Frito-Lay APANC reported an operating profit performance negatively impacted by a 25% impact of higher commodity costs, primarily cooking oil and potatoes, certain operating cost increases, and higher advertising and marketing expenses, partially offset by the net revenue growth and productivity savings. Additionally, prior-ear impairment charges associated with an equity method investment positively contributed 3 percentage points to operating profit performance. Unfavorable foreign exchange negatively impacted operating profit performance by 4%, the company’s experts reported.
“We are pleased with our results for the fourth quarter and the full year as our business remained resilient and delivered another strong year of growth.

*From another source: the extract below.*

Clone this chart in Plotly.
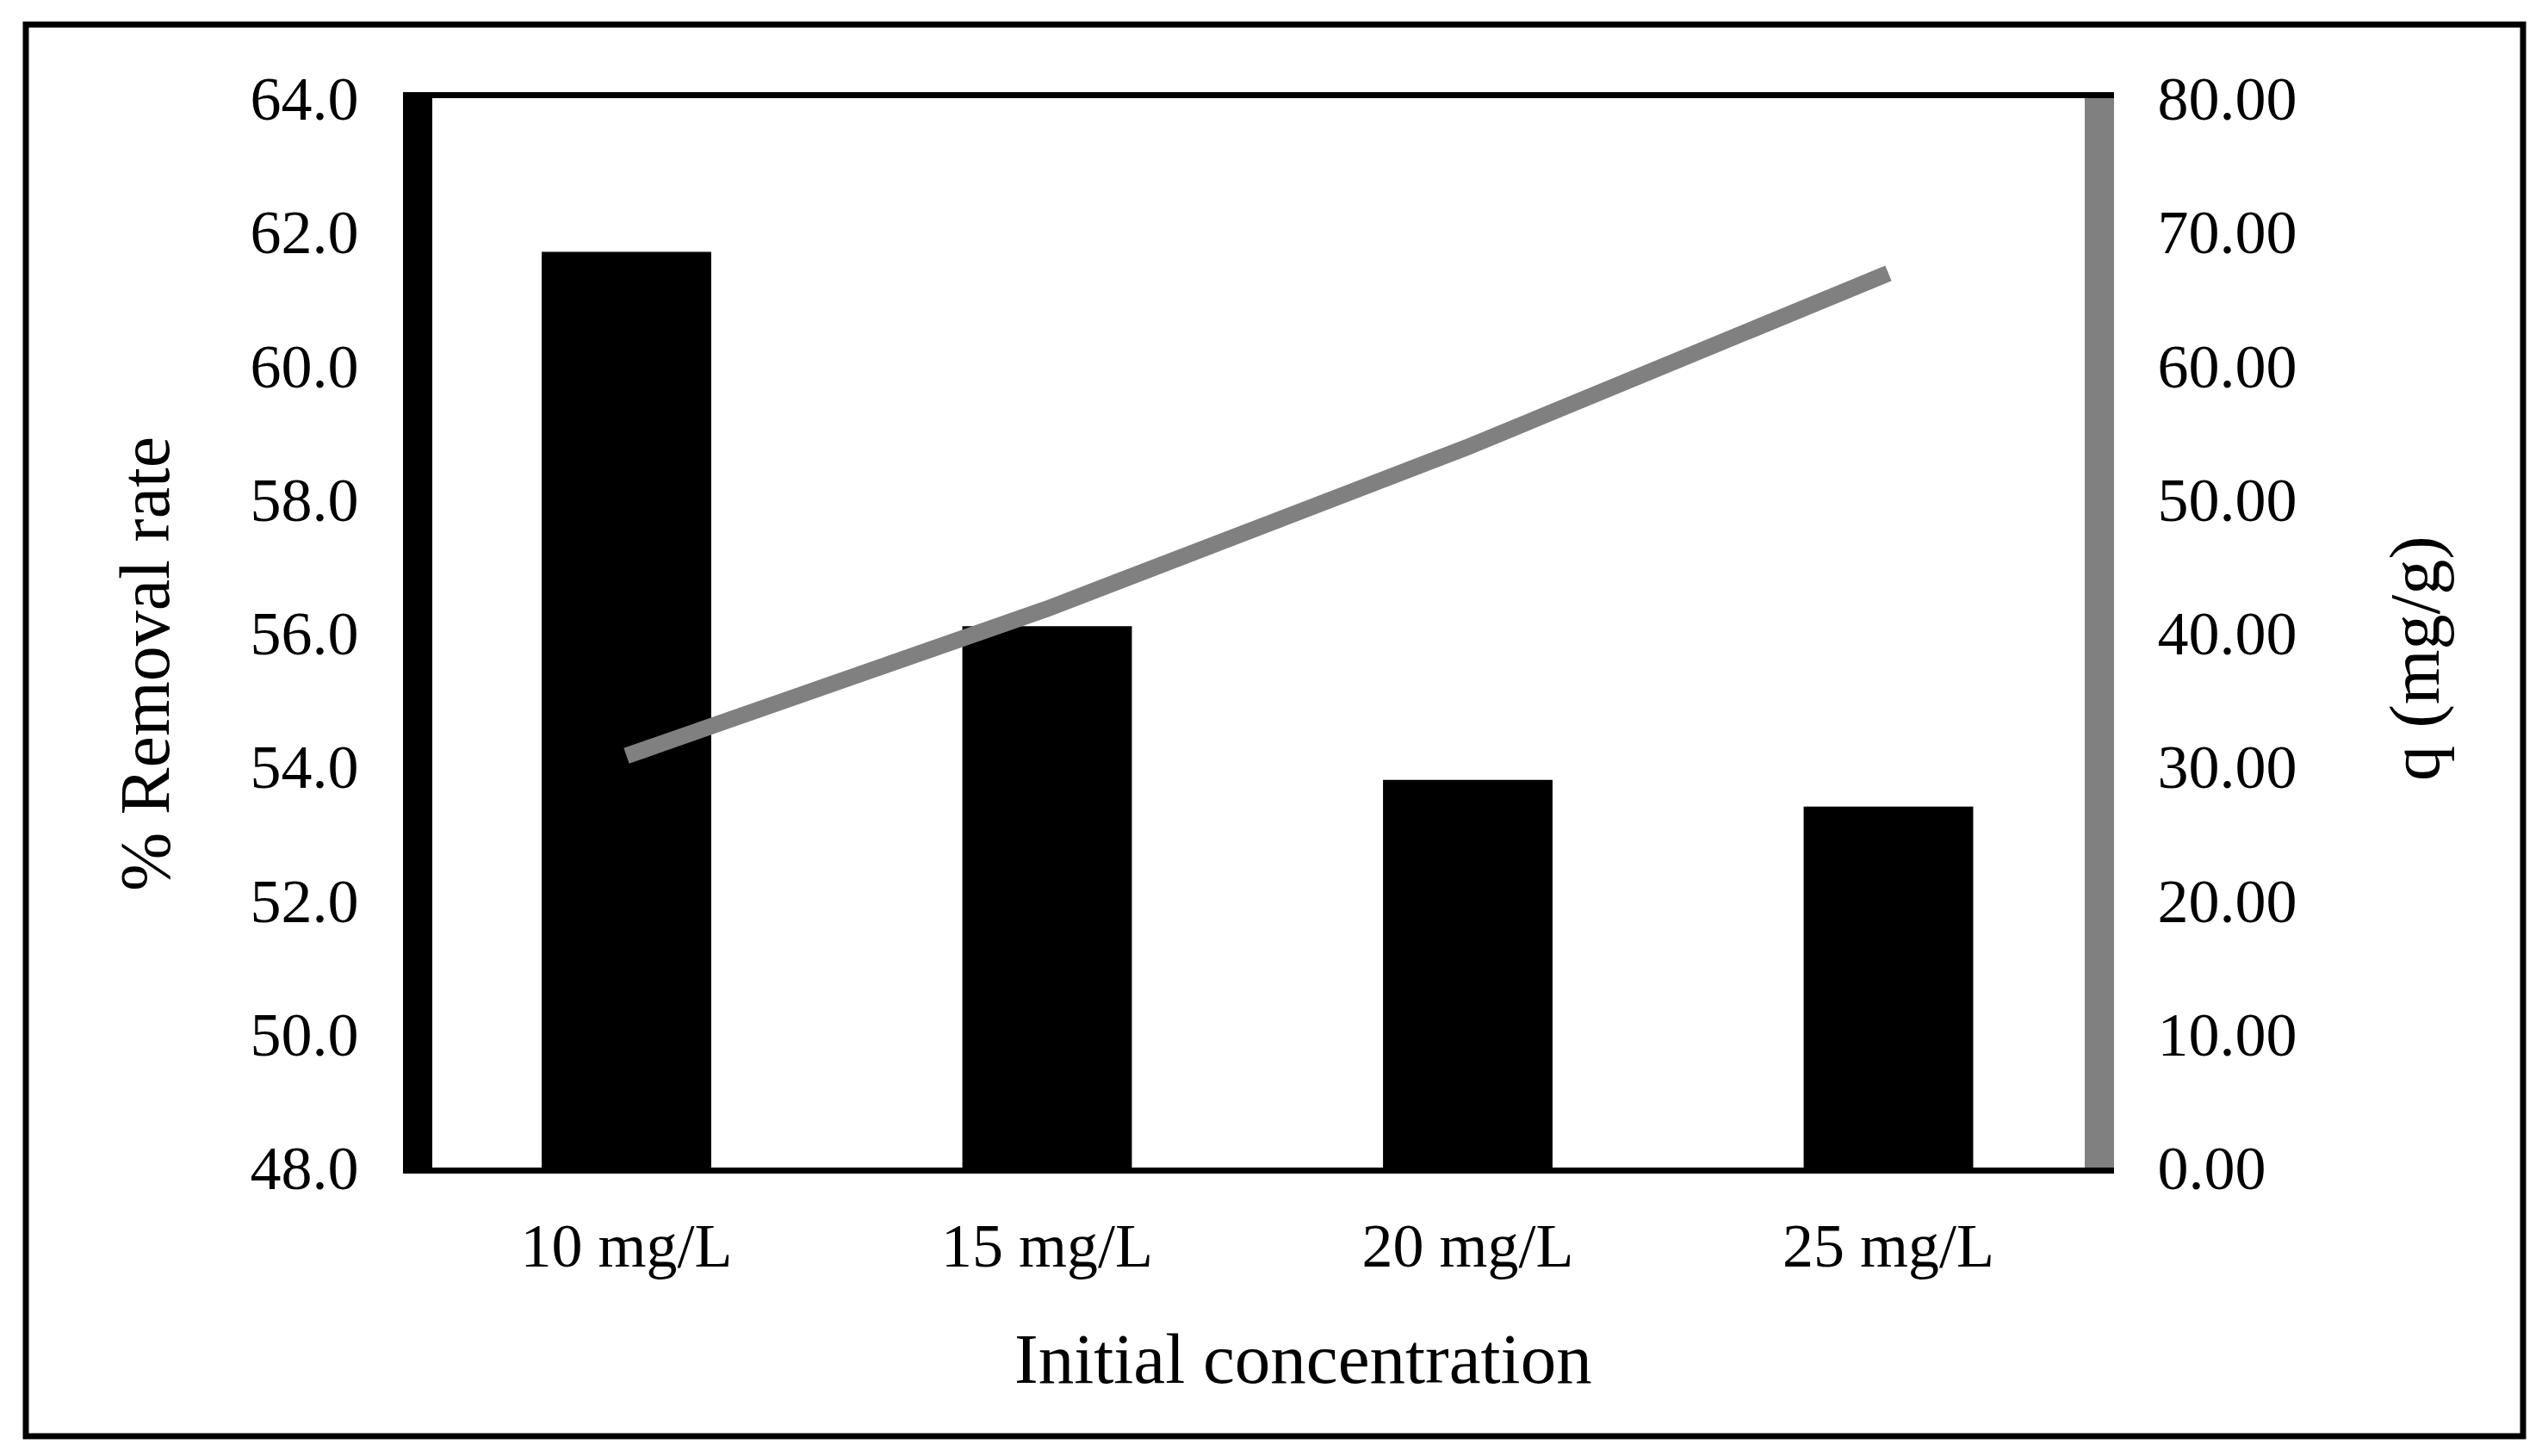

Our results demonstrate that the investments we have made in our people, brands, portfolio, value chain, and go-to-market systems are working,” Chairman and CEO Ramon Laguarta said.
He continued, mentioning that the company will continue to focus on driving growth and winning in the marketplace while developing advantaged capabilities to fortify its businesses for the long term. This includes embedding pep+ at the center of PepsiCo’s business in how it innovates, operates, runs its teams, and builds its brands.
“For 2023, we expect to deliver 6% organic revenue growth and 8% core constant currency earnings per share growth. We also announced a 10% increase in our annualized dividend, starting with our June 2023 payment which represents our 51st consecutive annual increase, and plan to repurchase approximately USD1.0bn worth of shares,” Laguarta concluded.
Organic revenue growth is a measure that adjusts for the impacts of foreign exchange translation, acquisitions, divestitures, and other structural changes, and every five or six years, the impact of the 53rd reporting week, including the company’s 2022 financial results.
Operating profit is the money left after paying all business costs, but before paying taxes. An operating profit shows that a business can generate more money than it spends.